My practice obsessively inquires into what it means to belong. I am especially fascinated by landscapes shaped by migration and transformed by human presence. These landscapes are more than just scenery, but as a constructed condition: a site where time and a world shaped by forces beyond human intention collide and unsettle how reality is perceived.
After hiding behind traditional Chinese landscape painting and the shadows of it's master's for 15 years, I realised landscape is never a neutral container, but is charged with history, power dynamics, and a constant struggle for survival. Therefore, I reconceptualised the static nature idyll - Shanshui (山水) to one of movement and instability, where any sense of roots is always partial and in motion. Re-rooting is never a return to a lost origin; it is a rigorous practice of dismantling and remaking the self within volatile social and ecological structures. My work and process are shaped by the place itself, with my actions and materials coming together to construct heterotopias in which bodies, objects, and environments mutually shape one another, leaving intimate, unique traces.
My methodology is defined by rupture and erasure, allowing instability to become a generative force. Informed by the environmental exhaustion of the Inner Mongolian grasslands, where I grew up, my gestures of tearing, burning, washing, and scraping become more than stylistic effects; they transcend into a mode of analysis and discovery. I treat materials: carbon ink, handmade paper, medicinal herbs, animal remains, and industrial residues, as active collaborators that carry a life beyond the artwork, carrying histories of care, extraction, and decay.

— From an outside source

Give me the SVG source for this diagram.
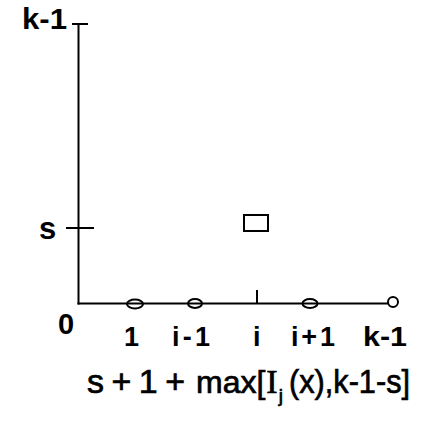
<svg xmlns="http://www.w3.org/2000/svg" width="424" height="421" viewBox="0 0 424 421">
<style>
.ax{stroke:#000;stroke-width:2;fill:none;stroke-linecap:square}
.lbl{font-family:"Liberation Sans",Arial,sans-serif;font-weight:bold;fill:#000}
.f{font-family:"Liberation Sans",Arial,sans-serif;fill:#000;font-size:34px;stroke:#000;stroke-width:0.7}
.mk{fill:none;stroke:#000;stroke-width:2}
</style>
<rect width="424" height="421" fill="#fff"/>
<g id="connectors">
<line class="ax" x1="78.5" y1="25" x2="78.5" y2="303.5"/>
<line class="ax" x1="78.5" y1="303.5" x2="388" y2="303.5"/>
<line class="ax" x1="73" y1="24" x2="87" y2="24"/>
<line class="ax" x1="67" y1="228" x2="93" y2="228"/>
<line class="ax" x1="257" y1="291" x2="257" y2="303"/>
</g>
<g id="axis-labels">
<text class="lbl" x="22" y="29" font-size="29" textLength="45" lengthAdjust="spacingAndGlyphs">k-1</text>
<text class="lbl" x="39" y="239" font-size="31">s</text>
<text class="lbl" x="58" y="334" font-size="29">0</text>
</g>
<g id="tick-labels">
<text class="lbl" x="124" y="346" font-size="27">1</text>
<text class="lbl" x="172" y="346" font-size="27" textLength="38" lengthAdjust="spacing">i-1</text>
<text class="lbl" x="253" y="346" font-size="27">i</text>
<text class="lbl" x="291" y="346" font-size="27" textLength="44" lengthAdjust="spacing">i+1</text>
<text class="lbl" x="363" y="346" font-size="27" textLength="44" lengthAdjust="spacingAndGlyphs">k-1</text>
</g>
<g id="markers">
<ellipse class="mk" cx="135" cy="304" rx="8" ry="4.5"/>
<ellipse class="mk" cx="195" cy="303.5" rx="7" ry="4.5"/>
<ellipse class="mk" cx="310" cy="303.5" rx="7.5" ry="4.5" stroke-width="3"/>
<circle class="mk" cx="393" cy="302" r="5"/>
</g>
<g id="box">
<rect x="244" y="215" width="24" height="16" fill="none" stroke="#000" stroke-width="2"/>
</g>
<g id="formula">
<text class="f" x="87" y="393" textLength="98" lengthAdjust="spacing">s+1+</text>
<text class="f" x="196" y="393"><tspan font-size="32">max[</tspan><tspan dx="1" font-family="'Liberation Serif',serif">I</tspan><tspan dx="1" dy="9" font-size="19">j</tspan></text>
<text class="f" x="289" y="393" textLength="121" lengthAdjust="spacingAndGlyphs">(x),k-1-s]</text>
</g>
</svg>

Increasingly, my work interrogates the struggles of communication within systems of migration, how communication becomes a performance and ritual in its attempt to align with the institutional protocols that prioritise legibility while suppressing what remains untranslatable. This inquiry extends into my research on "bio-digital metabolism": the friction between technological obsolescence and biological persistence. By tracing how digital infrastructures and their residues reshape the natural world, I treat "waste" not as discard, but as an active agent within landscapes of constant transition.
Ultimately, Home is not a fixed destination; it is a precarious state haunted by the spectres of our roots, our erasure, and instability that we forever negotiate through translation, movement and metamorphosis of our Self.